Jack Mansell scored Brighton's first-ever goal at the Goldstone Ground in 1946, then spent seven decades never quite leaving. He'd survived the Normandy landings at nineteen, returned home, and made football his peace — playing for Brighton, managing their youth teams, scouting talent into his eighties. The club gave him a testimonial match in 1960 when he was just a reserve player, almost unheard of, because everyone knew he was the heart of the place. He died the same year American investors tried to sell the Goldstone Ground for housing development, sparking the protests that nearly killed Brighton FC. The goal that opened their home became the memory that helped save it.

2016

Roger Agnelli

He turned Vale into the world's second-largest mining company by betting everything on China's infrastructure boom in the early 2000s. Roger Agnelli saw what other executives missed: Beijing's demand for iron ore would be insatiable. He was right. Vale's market value soared from $8 billion to $200 billion during his decade as CEO. But success made him enemies — the Brazilian government forced him out in 2011 for prioritizing profits over domestic steel mills. Five years later, he died in a plane crash outside São Paulo at 56. The helicopter he'd commissioned to avoid São Paulo's notorious traffic couldn't save him from bad weather. His Vale bet on China reshaped global commodity markets and made Brazil dependent on Chinese growth — a vulnerability the country still can't escape.

2019

William Whitfield

He designed Britain's most secure building but couldn't keep out the one thing architects fear most: being forgotten.

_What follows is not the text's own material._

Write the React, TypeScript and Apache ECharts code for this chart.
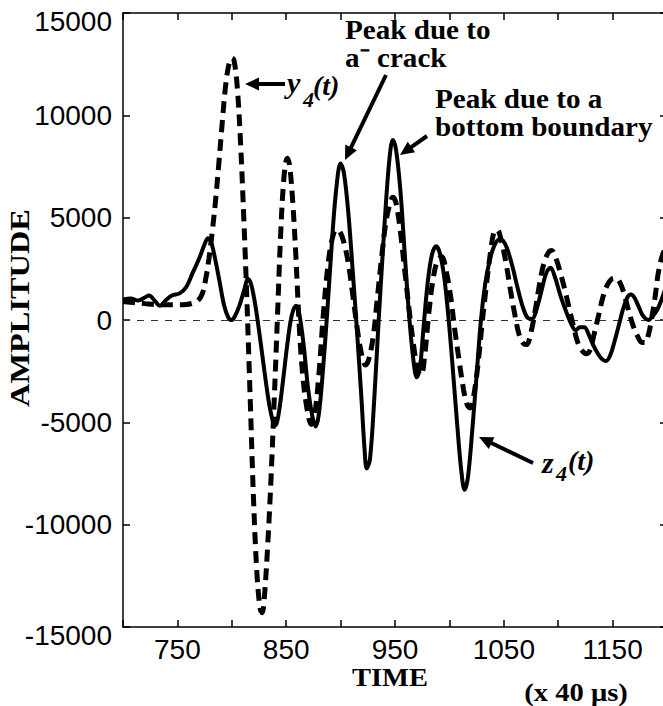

William Whitfield spent decades crafting the Home Office headquarters on Queen Anne's Gate, a fortress where cabinet ministers plotted through the Cold War. But his real masterpiece was saving Glasgow's derelict warehouses in the 1980s, transforming them into The Lighthouse, Scotland's architecture center. He'd studied under Modernism's giants yet rejected their glass-box dogma, insisting buildings should whisper to their neighbors, not shout. When he died at 98, his firm still operated from the same Bloomsbury studio he'd opened in 1960. The Lighthouse remains, teaching new architects what Whitfield knew: the best buildings don't announce themselves.

2021

Glynn Lunney

He was 33 years old when he had to choose: abort Apollo 13 immediately or trust three astronauts to a damaged spacecraft 200,000 miles from Earth. Glynn Lunney took over Flight Director duty in Houston just as the explosion happened, and while others panicked, he calmly mapped a trajectory using the lunar module as a lifeboat—something nobody'd ever attempted. He'd already led the first lunar orbit during Apollo 8. His team brought all three men home safely. But here's what haunts you: Lunney never flew himself, spent his entire career getting other people to places he'd never go, making split-second calls that meant someone else's life or death. He died in 2021, leaving behind flight plans that became the textbook for how to save a mission everyone thought was lost.